§ **Stated task**
Only the lines from the top of the listing below to the line that has "const seriesNames = ['PM2.5" should be echoed, with both ends kept and pictures left out.
....
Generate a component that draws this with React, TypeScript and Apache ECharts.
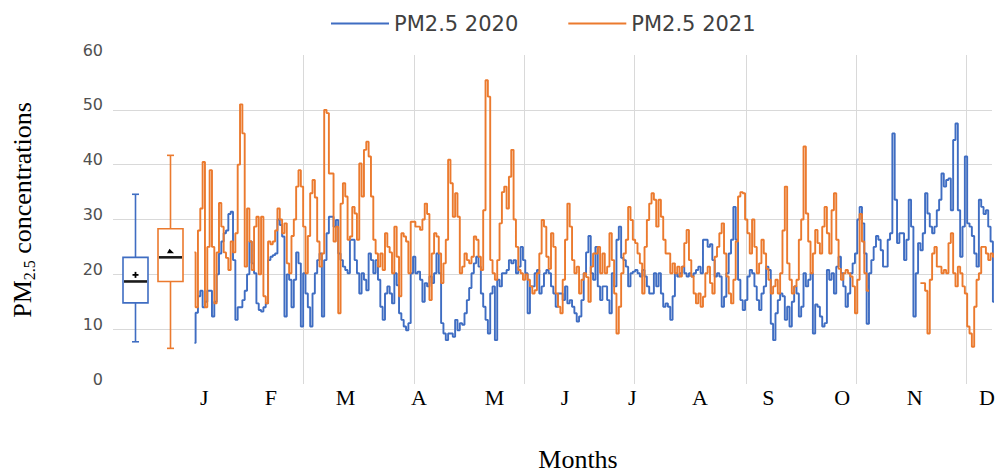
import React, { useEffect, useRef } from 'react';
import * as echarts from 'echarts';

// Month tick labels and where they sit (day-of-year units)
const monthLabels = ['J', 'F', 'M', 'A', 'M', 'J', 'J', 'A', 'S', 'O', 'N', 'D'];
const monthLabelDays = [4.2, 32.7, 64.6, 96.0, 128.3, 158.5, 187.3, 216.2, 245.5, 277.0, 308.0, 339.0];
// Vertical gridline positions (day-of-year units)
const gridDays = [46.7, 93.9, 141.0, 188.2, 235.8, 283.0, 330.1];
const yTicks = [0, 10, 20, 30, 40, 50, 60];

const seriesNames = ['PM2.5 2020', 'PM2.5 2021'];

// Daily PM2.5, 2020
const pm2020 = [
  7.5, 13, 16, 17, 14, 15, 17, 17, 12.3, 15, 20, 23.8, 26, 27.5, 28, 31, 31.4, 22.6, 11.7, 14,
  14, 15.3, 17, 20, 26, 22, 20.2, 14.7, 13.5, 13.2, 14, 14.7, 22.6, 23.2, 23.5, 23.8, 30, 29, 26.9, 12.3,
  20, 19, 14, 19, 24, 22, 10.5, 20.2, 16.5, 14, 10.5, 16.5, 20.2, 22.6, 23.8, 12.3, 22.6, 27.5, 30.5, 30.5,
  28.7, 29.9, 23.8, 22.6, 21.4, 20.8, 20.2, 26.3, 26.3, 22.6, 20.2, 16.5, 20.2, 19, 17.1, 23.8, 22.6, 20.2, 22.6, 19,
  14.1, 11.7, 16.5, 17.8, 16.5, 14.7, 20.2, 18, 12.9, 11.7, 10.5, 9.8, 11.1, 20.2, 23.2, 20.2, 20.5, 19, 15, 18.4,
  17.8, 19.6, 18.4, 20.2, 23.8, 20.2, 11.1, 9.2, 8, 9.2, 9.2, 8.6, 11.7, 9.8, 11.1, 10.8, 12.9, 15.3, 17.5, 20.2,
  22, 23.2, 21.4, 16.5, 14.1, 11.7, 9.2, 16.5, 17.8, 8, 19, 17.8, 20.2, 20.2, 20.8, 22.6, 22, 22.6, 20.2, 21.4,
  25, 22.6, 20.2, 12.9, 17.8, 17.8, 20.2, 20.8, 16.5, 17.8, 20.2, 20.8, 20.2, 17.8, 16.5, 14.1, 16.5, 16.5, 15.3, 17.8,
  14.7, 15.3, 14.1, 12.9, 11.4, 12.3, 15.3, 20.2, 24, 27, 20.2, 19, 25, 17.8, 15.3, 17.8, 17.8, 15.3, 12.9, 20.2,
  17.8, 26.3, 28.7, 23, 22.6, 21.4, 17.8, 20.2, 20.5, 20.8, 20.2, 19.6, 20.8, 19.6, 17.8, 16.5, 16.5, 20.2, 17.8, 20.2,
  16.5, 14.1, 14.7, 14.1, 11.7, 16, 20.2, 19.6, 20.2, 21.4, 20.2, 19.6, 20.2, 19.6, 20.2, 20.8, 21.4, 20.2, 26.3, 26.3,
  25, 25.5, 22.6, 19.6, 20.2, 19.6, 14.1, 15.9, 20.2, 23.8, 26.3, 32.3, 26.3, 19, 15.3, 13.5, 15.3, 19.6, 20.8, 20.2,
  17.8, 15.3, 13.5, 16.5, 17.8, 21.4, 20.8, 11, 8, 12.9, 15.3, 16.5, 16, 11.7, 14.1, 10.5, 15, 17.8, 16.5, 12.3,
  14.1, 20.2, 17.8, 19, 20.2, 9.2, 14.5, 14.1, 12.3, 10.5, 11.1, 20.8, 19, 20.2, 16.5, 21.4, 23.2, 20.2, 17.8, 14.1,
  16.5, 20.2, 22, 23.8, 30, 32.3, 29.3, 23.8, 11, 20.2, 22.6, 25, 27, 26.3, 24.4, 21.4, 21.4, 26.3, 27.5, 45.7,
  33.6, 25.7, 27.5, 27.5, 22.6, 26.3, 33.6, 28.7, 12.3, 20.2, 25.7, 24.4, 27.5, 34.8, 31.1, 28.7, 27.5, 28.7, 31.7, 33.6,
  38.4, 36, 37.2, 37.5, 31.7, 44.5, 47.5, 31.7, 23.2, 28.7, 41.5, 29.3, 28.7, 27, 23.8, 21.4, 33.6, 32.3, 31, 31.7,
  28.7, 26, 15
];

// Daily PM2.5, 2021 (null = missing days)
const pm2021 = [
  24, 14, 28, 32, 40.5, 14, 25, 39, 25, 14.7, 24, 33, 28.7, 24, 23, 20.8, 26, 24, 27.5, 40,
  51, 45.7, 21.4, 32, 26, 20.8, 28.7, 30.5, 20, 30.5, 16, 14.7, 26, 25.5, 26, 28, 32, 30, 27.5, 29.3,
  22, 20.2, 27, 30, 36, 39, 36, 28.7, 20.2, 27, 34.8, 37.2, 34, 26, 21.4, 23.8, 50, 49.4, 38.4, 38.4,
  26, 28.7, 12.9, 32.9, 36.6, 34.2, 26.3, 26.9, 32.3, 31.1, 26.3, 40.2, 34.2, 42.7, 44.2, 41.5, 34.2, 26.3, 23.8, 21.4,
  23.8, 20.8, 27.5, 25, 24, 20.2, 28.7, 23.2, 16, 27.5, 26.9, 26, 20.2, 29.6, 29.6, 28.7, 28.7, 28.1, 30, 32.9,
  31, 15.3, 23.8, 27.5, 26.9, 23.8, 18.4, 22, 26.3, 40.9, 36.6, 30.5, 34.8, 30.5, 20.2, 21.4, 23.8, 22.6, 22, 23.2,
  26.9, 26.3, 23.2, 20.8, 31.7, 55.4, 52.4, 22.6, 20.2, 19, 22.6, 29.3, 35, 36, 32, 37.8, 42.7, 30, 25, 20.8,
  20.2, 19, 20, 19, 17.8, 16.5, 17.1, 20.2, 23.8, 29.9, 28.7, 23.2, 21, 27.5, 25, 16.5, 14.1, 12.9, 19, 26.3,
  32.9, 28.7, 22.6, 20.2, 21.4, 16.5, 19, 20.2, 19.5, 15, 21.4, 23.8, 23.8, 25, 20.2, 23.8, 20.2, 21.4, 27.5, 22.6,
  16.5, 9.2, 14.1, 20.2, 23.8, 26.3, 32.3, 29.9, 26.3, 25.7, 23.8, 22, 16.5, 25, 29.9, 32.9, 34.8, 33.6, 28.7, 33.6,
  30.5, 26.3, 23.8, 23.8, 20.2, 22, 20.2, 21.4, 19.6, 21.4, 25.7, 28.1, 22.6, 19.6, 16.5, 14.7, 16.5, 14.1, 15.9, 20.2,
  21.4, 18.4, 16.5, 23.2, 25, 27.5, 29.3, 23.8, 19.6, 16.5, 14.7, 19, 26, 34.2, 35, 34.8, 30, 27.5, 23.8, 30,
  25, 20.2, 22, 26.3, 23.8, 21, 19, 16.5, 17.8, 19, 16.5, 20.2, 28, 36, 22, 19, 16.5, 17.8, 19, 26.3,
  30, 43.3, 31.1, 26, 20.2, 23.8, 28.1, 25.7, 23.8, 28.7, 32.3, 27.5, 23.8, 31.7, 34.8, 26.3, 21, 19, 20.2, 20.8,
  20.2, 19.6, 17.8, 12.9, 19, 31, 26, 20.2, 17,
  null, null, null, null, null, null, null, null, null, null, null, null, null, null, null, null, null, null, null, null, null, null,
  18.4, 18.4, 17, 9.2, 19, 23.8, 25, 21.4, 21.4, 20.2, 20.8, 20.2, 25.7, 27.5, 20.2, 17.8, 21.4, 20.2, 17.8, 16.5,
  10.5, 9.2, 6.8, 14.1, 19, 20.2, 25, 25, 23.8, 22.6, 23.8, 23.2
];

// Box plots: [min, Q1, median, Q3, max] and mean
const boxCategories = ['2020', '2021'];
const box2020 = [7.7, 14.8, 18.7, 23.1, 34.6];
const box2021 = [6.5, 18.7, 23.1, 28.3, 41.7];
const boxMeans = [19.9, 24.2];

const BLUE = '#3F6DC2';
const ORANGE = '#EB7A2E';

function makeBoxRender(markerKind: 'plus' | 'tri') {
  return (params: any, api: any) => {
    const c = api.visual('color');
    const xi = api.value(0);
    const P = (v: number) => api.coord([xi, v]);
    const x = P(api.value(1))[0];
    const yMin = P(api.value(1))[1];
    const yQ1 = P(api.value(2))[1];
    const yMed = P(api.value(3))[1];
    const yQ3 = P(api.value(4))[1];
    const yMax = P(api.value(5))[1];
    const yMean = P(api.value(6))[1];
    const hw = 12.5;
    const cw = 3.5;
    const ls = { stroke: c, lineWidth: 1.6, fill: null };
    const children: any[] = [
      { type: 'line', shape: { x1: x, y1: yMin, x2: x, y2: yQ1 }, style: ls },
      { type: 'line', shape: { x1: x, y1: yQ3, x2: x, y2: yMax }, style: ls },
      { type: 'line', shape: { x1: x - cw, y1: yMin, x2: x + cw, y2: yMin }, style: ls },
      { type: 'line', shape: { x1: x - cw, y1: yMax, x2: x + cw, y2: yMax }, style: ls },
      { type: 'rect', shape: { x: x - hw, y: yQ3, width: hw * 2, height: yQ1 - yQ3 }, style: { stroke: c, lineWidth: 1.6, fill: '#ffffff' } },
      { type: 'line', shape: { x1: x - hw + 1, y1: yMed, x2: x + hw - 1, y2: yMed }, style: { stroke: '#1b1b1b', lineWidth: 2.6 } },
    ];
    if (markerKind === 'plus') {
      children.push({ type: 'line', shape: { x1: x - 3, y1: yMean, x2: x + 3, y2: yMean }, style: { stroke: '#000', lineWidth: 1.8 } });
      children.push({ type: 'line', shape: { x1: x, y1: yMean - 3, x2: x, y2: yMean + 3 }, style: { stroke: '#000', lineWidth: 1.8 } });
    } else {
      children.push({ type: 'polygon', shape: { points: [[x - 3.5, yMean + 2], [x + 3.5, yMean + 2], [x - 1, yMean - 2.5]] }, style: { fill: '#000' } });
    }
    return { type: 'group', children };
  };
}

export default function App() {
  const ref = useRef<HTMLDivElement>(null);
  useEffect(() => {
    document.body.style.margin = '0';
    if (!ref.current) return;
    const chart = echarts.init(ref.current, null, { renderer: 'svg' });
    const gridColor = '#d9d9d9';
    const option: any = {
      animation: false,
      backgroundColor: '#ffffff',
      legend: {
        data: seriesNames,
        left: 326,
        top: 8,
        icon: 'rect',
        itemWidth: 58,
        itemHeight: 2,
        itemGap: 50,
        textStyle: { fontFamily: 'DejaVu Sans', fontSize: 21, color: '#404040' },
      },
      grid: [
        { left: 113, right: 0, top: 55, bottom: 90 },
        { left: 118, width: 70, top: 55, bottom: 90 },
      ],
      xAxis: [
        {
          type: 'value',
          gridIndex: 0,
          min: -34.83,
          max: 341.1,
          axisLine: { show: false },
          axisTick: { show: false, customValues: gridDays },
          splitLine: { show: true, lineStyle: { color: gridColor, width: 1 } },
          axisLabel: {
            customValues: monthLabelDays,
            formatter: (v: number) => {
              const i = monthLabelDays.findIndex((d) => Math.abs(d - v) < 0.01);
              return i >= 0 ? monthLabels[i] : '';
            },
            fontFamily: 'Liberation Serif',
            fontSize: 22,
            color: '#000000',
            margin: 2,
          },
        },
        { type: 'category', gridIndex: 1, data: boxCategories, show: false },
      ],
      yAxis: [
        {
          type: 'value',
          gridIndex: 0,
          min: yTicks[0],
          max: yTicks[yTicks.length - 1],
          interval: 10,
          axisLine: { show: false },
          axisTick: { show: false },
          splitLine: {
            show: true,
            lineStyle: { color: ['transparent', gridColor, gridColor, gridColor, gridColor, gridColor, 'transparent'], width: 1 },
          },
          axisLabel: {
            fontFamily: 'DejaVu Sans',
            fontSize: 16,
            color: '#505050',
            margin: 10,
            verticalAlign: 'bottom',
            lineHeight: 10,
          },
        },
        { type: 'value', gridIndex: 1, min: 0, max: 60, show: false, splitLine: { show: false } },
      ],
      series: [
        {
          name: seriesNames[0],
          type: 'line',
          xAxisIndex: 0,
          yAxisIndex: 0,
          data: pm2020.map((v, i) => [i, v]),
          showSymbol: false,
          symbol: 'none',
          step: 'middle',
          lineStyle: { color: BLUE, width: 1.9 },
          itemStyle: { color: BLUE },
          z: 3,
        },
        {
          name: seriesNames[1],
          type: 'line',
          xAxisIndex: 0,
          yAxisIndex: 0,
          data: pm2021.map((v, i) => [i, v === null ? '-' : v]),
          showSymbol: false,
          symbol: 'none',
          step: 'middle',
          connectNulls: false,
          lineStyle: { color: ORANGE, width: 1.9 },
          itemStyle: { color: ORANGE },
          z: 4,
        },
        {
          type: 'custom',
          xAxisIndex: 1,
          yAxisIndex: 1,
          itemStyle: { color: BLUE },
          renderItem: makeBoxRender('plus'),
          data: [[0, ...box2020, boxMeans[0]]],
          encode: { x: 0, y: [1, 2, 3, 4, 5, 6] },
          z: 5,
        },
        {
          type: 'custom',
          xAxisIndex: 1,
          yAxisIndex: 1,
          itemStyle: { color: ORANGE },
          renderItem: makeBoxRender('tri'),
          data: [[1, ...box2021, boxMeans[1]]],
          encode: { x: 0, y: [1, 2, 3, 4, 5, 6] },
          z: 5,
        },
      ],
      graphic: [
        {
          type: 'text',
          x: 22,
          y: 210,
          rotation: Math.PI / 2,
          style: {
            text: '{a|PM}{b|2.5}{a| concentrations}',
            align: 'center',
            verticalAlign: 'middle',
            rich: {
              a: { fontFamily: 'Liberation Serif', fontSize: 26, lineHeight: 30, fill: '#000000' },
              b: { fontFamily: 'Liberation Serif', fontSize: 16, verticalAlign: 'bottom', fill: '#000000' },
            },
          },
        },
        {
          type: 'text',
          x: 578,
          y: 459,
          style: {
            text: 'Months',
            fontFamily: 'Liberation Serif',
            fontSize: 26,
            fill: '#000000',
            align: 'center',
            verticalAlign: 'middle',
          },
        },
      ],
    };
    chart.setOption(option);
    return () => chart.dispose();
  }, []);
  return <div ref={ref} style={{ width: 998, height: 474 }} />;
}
....
§ **Written solution**
Generate a component that draws this with React, TypeScript and Apache ECharts.
import React, { useEffect, useRef } from 'react';
import * as echarts from 'echarts';

// Month tick labels and where they sit (day-of-year units)
const monthLabels = ['J', 'F', 'M', 'A', 'M', 'J', 'J', 'A', 'S', 'O', 'N', 'D'];
const monthLabelDays = [4.2, 32.7, 64.6, 96.0, 128.3, 158.5, 187.3, 216.2, 245.5, 277.0, 308.0, 339.0];
// Vertical gridline positions (day-of-year units)
const gridDays = [46.7, 93.9, 141.0, 188.2, 235.8, 283.0, 330.1];
const yTicks = [0, 10, 20, 30, 40, 50, 60];

const seriesNames = ['PM2.5 2020', 'PM2.5 2021'];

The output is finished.